By now your list might look something like this . . .

Losing Weight

Run a marathon

Do the Whole30

Cut carbs

Get a gym membership

Get a personal trainer

Train for a triathlon

Go vegan

Count calories

Sign up for a weight loss program

Try online or infomercial weight loss aides

Do a video workout program

Cut soda from my diet

Cut sweets from my diet

Don’t eat out for lunch

Always take the stairs

Take a thirty-minute walk every day

Weigh myself every day

Get an accountability partner

Drink a gallon of water per day

Don’t buy tempting foods and throw out those in your cupboard

Now choose one thing—just one thing—and make that your resolution.

Your list of twenty is down to four or five ideas that you will actually do and that are highly effective and relatively easy. It’s important to remember that the list is unique to you. What is easy for one person might not be easy for another. What one person will actually do is different from what someone else is willing to do. What is effective for one person might be ineffective for someone else.
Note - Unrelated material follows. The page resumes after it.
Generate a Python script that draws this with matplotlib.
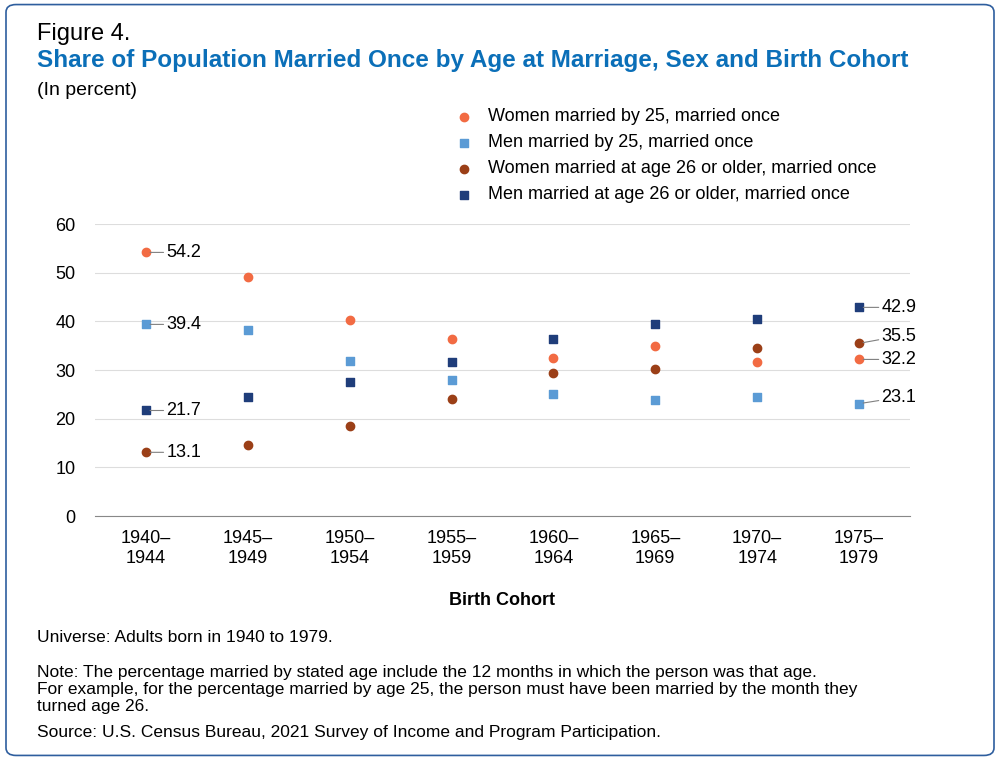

Now choose one thing—just one thing—and make that your resolution. Because you have chosen just one effective, efficient habit you can adhere to, you are much more likely to be successful. And success builds on success. Before you know it, you will begin to see results, which will propel you to further success.

Two last things:

1. If you have failed to keep your New Year’s resolution in these first few weeks of the year, do not worry about it. Do not beat yourself up over it. Just press on.

2. If you feel like you need to adjust your New Year’s resolution (especially after reading this article), that’s OK. It’s not a failure. Just make an adjustment and start fresh. We make resolutions at the new year because it is a new beginning, but so is every Monday—even every morning. In fact, every moment can be a new beginning.